Ontario wants the federal government to reverse its decision not to assist with the implementation of the Ontario Retirement Pension Plan (ORPP).
“This is a cynical, partisan stunt executed on the eve of a federal election campaign,” Finance Minister Charles Sousa said at Queen’s Park on Thursday.
Two weeks ago, Federal Finance Minister Joe Oliver said the federal government wouldn’t help the province implement the ORPP, including with the collection of contributions.
Since the Canada Revenue Agency (CRA) already administers and collects CPP contributions from employers and employees, Sousa said it would be the most efficient way to collect ORPP contributions as well.

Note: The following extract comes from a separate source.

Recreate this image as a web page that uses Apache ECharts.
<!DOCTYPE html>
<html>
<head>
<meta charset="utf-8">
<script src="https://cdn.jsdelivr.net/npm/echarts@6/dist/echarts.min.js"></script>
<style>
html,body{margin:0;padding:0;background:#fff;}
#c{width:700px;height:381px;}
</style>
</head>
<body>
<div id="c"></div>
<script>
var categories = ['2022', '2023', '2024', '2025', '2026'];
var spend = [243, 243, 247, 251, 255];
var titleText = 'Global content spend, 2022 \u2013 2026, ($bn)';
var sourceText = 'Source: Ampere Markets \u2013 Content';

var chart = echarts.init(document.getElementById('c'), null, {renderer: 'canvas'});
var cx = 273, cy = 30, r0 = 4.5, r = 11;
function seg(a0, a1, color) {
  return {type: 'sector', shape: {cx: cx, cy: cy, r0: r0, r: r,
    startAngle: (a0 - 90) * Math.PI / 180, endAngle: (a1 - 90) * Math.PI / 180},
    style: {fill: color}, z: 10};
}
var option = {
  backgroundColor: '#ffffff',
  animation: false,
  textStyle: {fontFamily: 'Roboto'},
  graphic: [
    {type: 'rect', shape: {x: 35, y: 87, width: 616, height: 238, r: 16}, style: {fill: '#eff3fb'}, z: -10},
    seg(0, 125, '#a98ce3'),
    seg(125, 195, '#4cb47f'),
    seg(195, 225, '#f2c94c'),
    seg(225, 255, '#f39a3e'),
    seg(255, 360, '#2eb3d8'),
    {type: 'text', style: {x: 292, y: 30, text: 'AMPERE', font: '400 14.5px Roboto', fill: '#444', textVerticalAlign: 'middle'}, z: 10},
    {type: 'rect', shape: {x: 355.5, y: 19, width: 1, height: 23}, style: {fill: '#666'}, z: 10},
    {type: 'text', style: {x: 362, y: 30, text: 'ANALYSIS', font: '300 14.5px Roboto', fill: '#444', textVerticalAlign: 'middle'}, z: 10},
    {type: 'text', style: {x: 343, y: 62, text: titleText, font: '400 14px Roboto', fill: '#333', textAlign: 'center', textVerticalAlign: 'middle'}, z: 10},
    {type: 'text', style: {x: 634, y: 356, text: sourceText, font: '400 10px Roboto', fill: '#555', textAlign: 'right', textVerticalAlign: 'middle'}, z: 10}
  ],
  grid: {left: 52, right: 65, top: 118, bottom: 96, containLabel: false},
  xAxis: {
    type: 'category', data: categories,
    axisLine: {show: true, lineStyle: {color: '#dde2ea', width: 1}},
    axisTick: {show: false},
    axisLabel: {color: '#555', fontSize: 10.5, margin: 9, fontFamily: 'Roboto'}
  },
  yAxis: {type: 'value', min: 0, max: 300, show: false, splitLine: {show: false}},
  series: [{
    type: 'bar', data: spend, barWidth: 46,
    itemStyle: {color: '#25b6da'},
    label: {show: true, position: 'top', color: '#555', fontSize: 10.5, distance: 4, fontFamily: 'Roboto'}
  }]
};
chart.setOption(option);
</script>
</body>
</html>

“This approach would minimize the burden on employers and save our government from having to duplicate an administration system,” he added.
Sousa noted the Canada Revenue Agency administers 28 benefit programs for both provinces and territories.

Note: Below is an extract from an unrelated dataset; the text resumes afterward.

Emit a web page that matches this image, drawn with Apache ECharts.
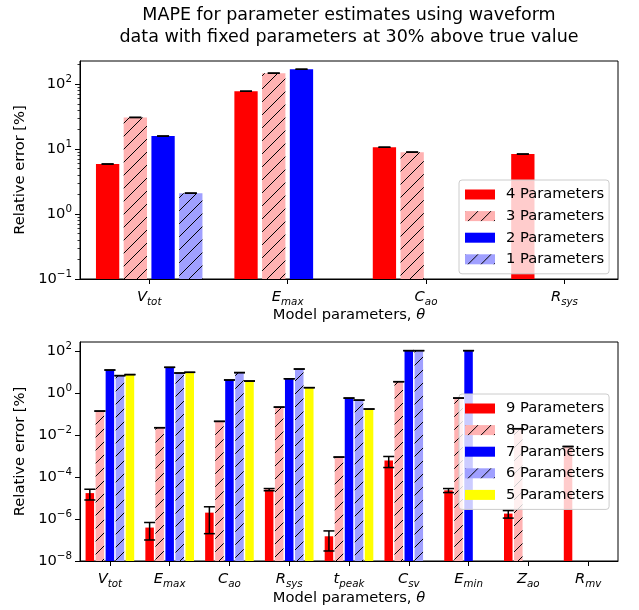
<!DOCTYPE html>
<html><head><meta charset="utf-8">
<script src="https://cdn.jsdelivr.net/npm/echarts@6/dist/echarts.min.js"></script>
<style>html,body{margin:0;padding:0;background:#fff}#c{width:639px;height:610px}</style>
</head><body><div id="c"></div>
<script>
const FONT = 'DejaVu Sans';

// ---------- data: top panel ----------
const topCategories = [['V','tot'],['E','max'],['C','ao'],['R','sys']];
const topSeriesNames = ['4 Parameters','3 Parameters','2 Parameters','1 Parameters'];
const top4 = [5.9, 78, 10.7, 8.4];
const top3 = [30.8, 148, 9.0, null];
const top2 = [15.9, 170, null, null];
const top1 = [2.1, null, null, null];
const topErr4 = [0, 0, 0, 0];
const topErr3 = [0, 0, 0, null];
const topErr2 = [0, 0, null, null];
const topErr1 = [0, null, null, null];
const topYTicks = [0.1, 1, 10, 100];
const topYMinor = [0.2,0.3,0.4,0.5,0.6,0.7,0.8,0.9,2,3,4,5,6,7,8,9,20,30,40,50,60,70,80,90,200];

// ---------- data: bottom panel ----------
const botCategories = [['V','tot'],['E','max'],['C','ao'],['R','sys'],['t','peak'],['C','sv'],['E','min'],['Z','ao'],['R','mv']];
const botSeriesNames = ['9 Parameters','8 Parameters','7 Parameters','6 Parameters','5 Parameters'];
const bot9 = [1.7e-5, 3.9e-7, 2.0e-6, 2.5e-5, 1.5e-7, 6.1e-4, 2.3e-5, 1.8e-6, 2.8e-3];
const bot8 = [0.136, 0.022, 0.044, 0.21, 8.8e-4, 3.4, 0.565, 0.0197, null];
const bot7 = [12.2, 16.4, 4.1, 4.7, 0.565, 102, 102, null, null];
const bot6 = [6.6, 8.8, 9.2, 13.6, 0.45, 102, null, null, null];
const bot5 = [7.4, 9.5, 3.65, 1.77, 0.17, null, null, null, null];
const botErr9 = [0.9e-5, 2.9e-7, 1.8e-6, 0.3e-5, 1.2e-7, 3.3e-4, 0.5e-5, 0.7e-6, 0];
const botErr8 = [0, 0, 0, 0, 0, 0, 0, 0, null];
const botErr7 = [0, 0, 0, 0, 0, 0, 0, null, null];
const botErr6 = [0, 0, 0, 0, 0, 0, null, null, null];
const botErr5 = [0, 0, 0, 0, 0, null, null, null, null];
const botYTicks = [1e-8, 1e-6, 1e-4, 1e-2, 1, 100];

// ---------- styling helpers ----------
const FS = 14.7, FSS = 10.3;
function hatch(bg) {
  const S = 13, c = document.createElement('canvas');
  c.width = S; c.height = S;
  const g = c.getContext('2d');
  g.fillStyle = bg; g.fillRect(0, 0, S, S);
  g.strokeStyle = '#000'; g.lineWidth = 1;
  g.beginPath();
  for (let k = -1; k <= 1; k++) { g.moveTo(k * S, S); g.lineTo(k * S + S, 0); }
  g.stroke();
  return { image: c, repeat: 'repeat' };
}
const topColors = ['#ff0000', hatch('#ffb2b2'), '#0000ff', hatch('#a0a0ff')];
const botColors = ['#ff0000', hatch('#ffb2b2'), '#0000ff', hatch('#a0a0ff'), '#ffff00'];

const richX = {
  i: { fontFamily: FONT, fontStyle: 'italic', fontSize: FS, lineHeight: 20, color: '#000', verticalAlign: 'middle' },
  s: { fontFamily: FONT, fontStyle: 'italic', fontSize: FSS, lineHeight: 8, color: '#000', verticalAlign: 'bottom' }
};
const richY = {
  n: { fontFamily: FONT, fontSize: FS, lineHeight: 20, color: '#000', verticalAlign: 'middle' },
  sup: { fontFamily: FONT, fontSize: FSS, lineHeight: 10, color: '#000', verticalAlign: 'top' }
};
function powLabel(v) {
  const e = Math.round(Math.log10(v));
  return '{n|10}{sup|' + (e < 0 ? '\u2212' + (-e) : e) + '}';
}
function catFormatter(cats) {
  return function (v) {
    const c = cats[Math.round(v)];
    return c ? '{i|' + c[0] + '}{s|' + c[1] + '}' : '';
  };
}
function barSeries(names, arrays, colors, xi, yi, bw, gap) {
  return names.map((nm, k) => ({
    type: 'bar', name: nm, xAxisIndex: xi, yAxisIndex: yi,
    barWidth: bw, barGap: gap,
    itemStyle: { color: colors[k] },
    data: arrays[k].map((v, i) => v == null ? null : [i, v]).filter(d => d)
  }));
}
function errSeries(name, xi, yi, vals, errs, pitch, capW) {
  const n = vals.length;
  const items = [];
  vals.forEach((arr, k) => arr.forEach((v, i) => {
    if (v == null) return;
    const e = errs[k][i] || 0;
    const lo = (v - e) > 0 ? v - e : v * 0.05;
    items.push([i, lo, v + e, k]);
  }));
  return {
    type: 'custom', name, xAxisIndex: xi, yAxisIndex: yi, z: 10, silent: true,
    data: items, encode: { x: 0, y: [1, 2] },
    renderItem(params, api) {
      const x = api.value(0), lo = api.value(1), hi = api.value(2), k = api.value(3);
      const off = (k - (n - 1) / 2) * pitch;
      const p1 = api.coord([x, hi]), p0 = api.coord([x, lo]);
      const cx = p1[0] + off;
      const st = { stroke: '#000', lineWidth: 1.5 };
      return { type: 'group', children: [
        { type: 'line', shape: { x1: cx, y1: p0[1], x2: cx, y2: p1[1] }, style: st },
        { type: 'line', shape: { x1: cx - capW / 2, y1: p1[1], x2: cx + capW / 2, y2: p1[1] }, style: st },
        { type: 'line', shape: { x1: cx - capW / 2, y1: p0[1], x2: cx + capW / 2, y2: p0[1] }, style: st }
      ] };
    }
  };
}
function xAxisDef(gi, max, cats, nameGap) {
  const vals = cats.map((c, i) => i);
  return {
    type: 'value', gridIndex: gi, min: -0.5, max: max, position: 'bottom',
    name: 'Model parameters, {it|\u03b8}', nameLocation: 'middle', nameGap: nameGap,
    nameTextStyle: { fontFamily: FONT, fontSize: FS, color: '#000',
      rich: { it: { fontFamily: FONT, fontStyle: 'italic', fontSize: FS, color: '#000' } } },
    axisLine: { show: true, onZero: false, lineStyle: { color: '#000', width: 1 } },
    axisTick: { show: true, length: 5, customValues: vals, lineStyle: { color: '#000' } },
    axisLabel: { customValues: vals, formatter: catFormatter(cats), margin: 8, rich: richX },
    splitLine: { show: false }
  };
}
function yAxisDef(gi, min, max, ticks) {
  return {
    type: 'log', logBase: 10, gridIndex: gi, min: min, max: max, startValue: min, position: 'left',
    name: 'Relative error [%]', nameLocation: 'middle', nameGap: 50,
    nameTextStyle: { fontFamily: FONT, fontSize: FS, color: '#000' },
    axisLine: { show: true, onZero: false, lineStyle: { color: '#000', width: 1 } },
    axisTick: { show: true, length: 5, customValues: ticks, lineStyle: { color: '#000' } },
    axisLabel: { customValues: ticks, formatter: powLabel, margin: 8, rich: richY },
    splitLine: { show: false }, minorTick: { show: false }
  };
}
function legendDef(names, top) {
  return {
    data: names, orient: 'vertical', left: 459, top: top,
    itemWidth: 30, itemHeight: 10, itemGap: 6.6,
    padding: [7, 5, 7, 6],
    backgroundColor: 'rgba(255,255,255,0.8)', borderColor: '#cccccc', borderWidth: 1, borderRadius: 3,
    icon: 'rect',
    textStyle: { fontFamily: FONT, fontSize: FS, color: '#000', padding: [0, 0, 0, 6] }
  };
}

const topVals = [top4, top3, top2, top1];
const topErrs = [topErr4, topErr3, topErr2, topErr1];
const botVals = [bot9, bot8, bot7, bot6, bot5];
const botErrs = [botErr9, botErr8, botErr7, botErr6, botErr5];

const TBW = 23.3, TGAP = 0.19, BBW = 8.5, BGAP = 0.18;

const option = {
  animation: false,
  backgroundColor: '#fff',
  graphic: [{
    type: 'text', x: 349, y: 4, z: 100,
    style: { text: 'MAPE for parameter estimates using waveform\ndata with fixed parameters at 30% above true value',
      x: 0, y: 0, textAlign: 'center', fill: '#000', font: '17.5px "DejaVu Sans"', lineHeight: 22 }
  }],
  grid: [
    { left: 80, top: 61, width: 538, height: 218, show: true, borderColor: '#000', borderWidth: 1, backgroundColor: 'transparent' },
    { left: 80, top: 342, width: 538, height: 219, show: true, borderColor: '#000', borderWidth: 1, backgroundColor: 'transparent' }
  ],
  xAxis: [xAxisDef(0, 3.387, topCategories, 28), xAxisDef(1, 8.5, botCategories, 30)],
  yAxis: [
    yAxisDef(0, 0.1, 228, topYTicks),
    yAxisDef(1, 1e-8, 263, botYTicks),
    { type: 'log', logBase: 10, gridIndex: 0, min: 0.1, max: 228, position: 'left', offset: 0,
      axisLine: { show: false, onZero: false }, axisLabel: { show: false }, splitLine: { show: false },
      axisTick: { show: true, length: 2.5, customValues: topYMinor, lineStyle: { color: '#000', width: 0.8 } } }
  ],
  legend: [legendDef(topSeriesNames, 180), legendDef(botSeriesNames, 394)],
  series: [
    ...barSeries(topSeriesNames, topVals, topColors, 0, 0, TBW, (TGAP * 100) + '%'),
    ...barSeries(botSeriesNames, botVals, botColors, 1, 1, BBW, (BGAP * 100) + '%'),
    errSeries('errTop', 0, 0, topVals, topErrs, TBW * (1 + TGAP), 12),
    errSeries('errBot', 1, 1, botVals, botErrs, BBW * (1 + BGAP), 11)
  ]
};
const chart = echarts.init(document.getElementById('c'), null, { renderer: 'canvas' });
chart.setOption(option);
</script>
</body></html>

He said there’s a co-operative agreement already in existence with the Quebec Pension Plan and there were legislative changes made to the federal Income Tax Act in 2010 to increase the annual contribution limit to the Saskatchewan Pension Plan.
Ontario has even offered to reimburse the CRA for its services.
Also, the province didn’t indicate an exact timeframe on when it would provide further information on the comparable plan issue.
“The details of the plan design is something that we’re continuing to work on,” said Associate Minister of Finance Mitzie Hunter. “We are working towards providing those details soon.”
The Canadian Federation of Independent Business (CFIB) continues to oppose the plan. The organization says the ORPP will increase the province’s unemployment rate by 0.5 percentage points by 2020, and reduce wages over the long term.
“Moving forward with this reckless payroll tax may be music to the ears of government unions, but does nothing to instill confidence among the province’s business owners,” says Nicole Troster, CFIB director of provincial affairs for Ontario.